En 1943, à Alger, il noua avec le général De Gaulle qui l’appréciait des relations qui durèrent malgré son engagement avec le FLN et qui l’amenèrent à donner à plusieurs reprises son avis sur la guerre, sans être entendu.

Jean Amrouche connut Albert Camus en 1941 à Oran mais leur affinité était faible sur les plans spirituel, sociétal et même linguistique, le premier étant plus raffiné et le second plus populaire.

La guerre d’Algérie les sépara malgré les tentatives de Jean Amrouche pour unir leurs efforts et obtenir la paix mais le jugement que portait Camus sur le FLN empêchera toute action commune.

Une lettre envoyée par Jean Amrouche à l’un de ses amis, un an avant sa mort, témoigne de la souffrance personnelle de l’écrivain et de son désir d’être compris : « Je suis le pont, l’arche, qui fait communiquer deux mondes, mais sur lesquels on marche, et que l’on piétine, que l’on foule.

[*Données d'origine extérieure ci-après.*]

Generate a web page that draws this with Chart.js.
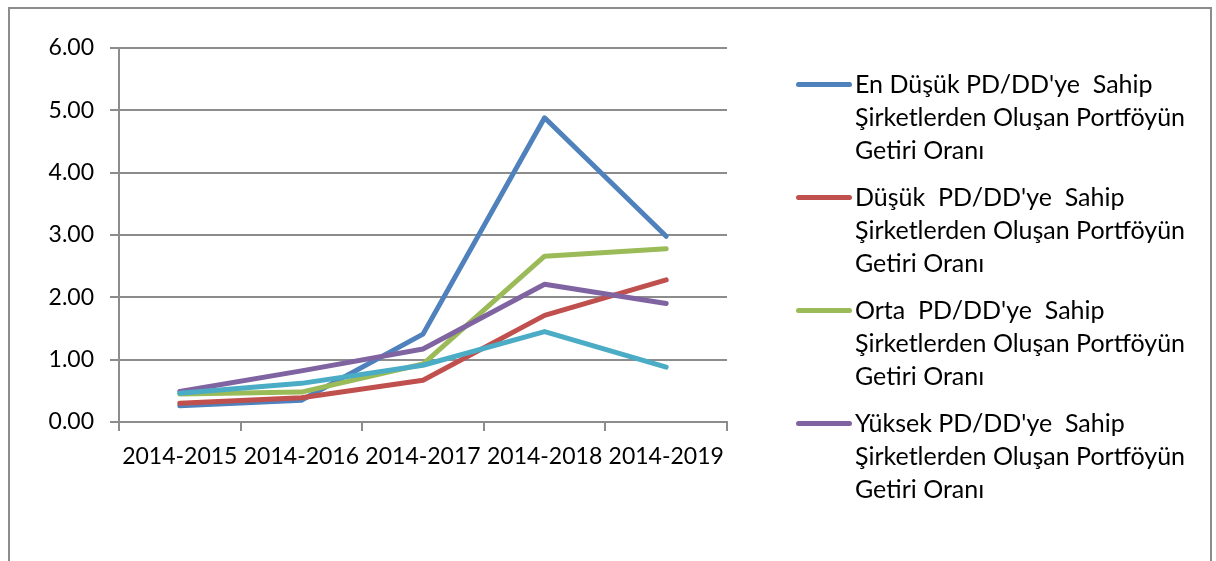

Je le resterai jusqu’à la fin des fins. C’est mon destin. Le subissant, je suis plus fort que lui, mettant ma satisfaction, ma consolation dans l’effort que je fais pour ressembler chaque jour davantage au roseau de Pascal. Il me suffit de la connivence d’amis fraternels tels que toi pour me sentir justifié. J’ai engagé toutes mes forces au service du peuple algérien : non pour des raisons proprement politiques, mais pour une raison d’honneur et pour des raisons d’ordre spirituel. »

S’ils s’étaient rencontrés comme le voulait Jean Amrouche, ces deux génies algériens auraient su au moins laisser un récit pour l’Histoire de la guerre d’Algérie qui fut, de fait, une guerre civile. Mais l’Algérie dont ils rêvaient n’aurait pas existé pour cela.

Cette Algérie souveraine, indépendante, fraternelle et laïque, un modèle pour le monde en quelque sorte n’a jamais vu le jour car, en août 1962, le Gouvernement provisoire de la République algérienne, seul légitime, était renversé par une armée qui après avoir tué un millier de moudjahidine de l’intérieur s’emparait d’un pouvoir qu’elle ne lâchera plus.